À propos de ces vieilles histoires, vraies ou fausses, qui prétendent remonter de la vase du temps, comme il est dommage que soient prise à témoin une opinion publique qui n’a aucune prise sur la réalité des choses. Il eût mieux valu que le rôti soit sorti du four à l’heure d’être servi, faute de quoi on a envie de dire comme autrefois à l’église : « si quelqu’un sait quelque raison d’empêcher ce mariage, qu’il parle maintenant ou se taise à jamais ». Car c’est bien d’un mariage dont il est question ici : le mariage du sensible et de l’intelligible. Autrement dit, celui d’une perception et d’une réalité.
Évidemment, au cas où M. Polanski aurait des pulsions inavouables, il serait toujours possible de lui prescrire d’imiter M. Griveaux.
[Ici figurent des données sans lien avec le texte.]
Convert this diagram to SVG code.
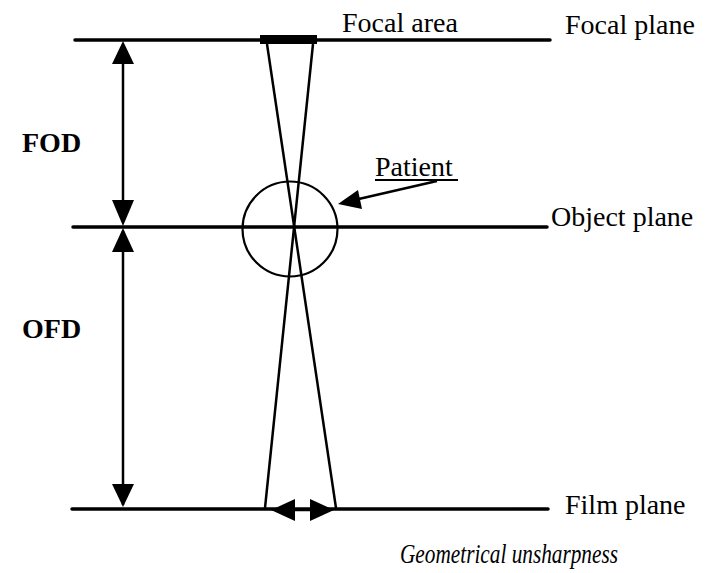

Histoire de réconcilier vie privée et 7e art, tout en considérant qu’il est toujours envisageable - c’est même l’option la plus communément admise du côté de l’Académie - de dissocier ces deux occupations, à tout le moins ces deux champs de réalisation personnelle. Autrement dit, s’il y a un temps pour la vie privée et un temps pour la caméra, le temps des César est celui de la caméra. Ou alors l’Académie doit revoir tout son discours, d’habitude plus positiviste que moralinomoraliste. Il est vrai que le propre du positivisme, c’est qu’il est évolutionniste. Mais, comme dirait l’oncle Eusèbe, pour ce qui est de l’évolution, j’ai des doutes.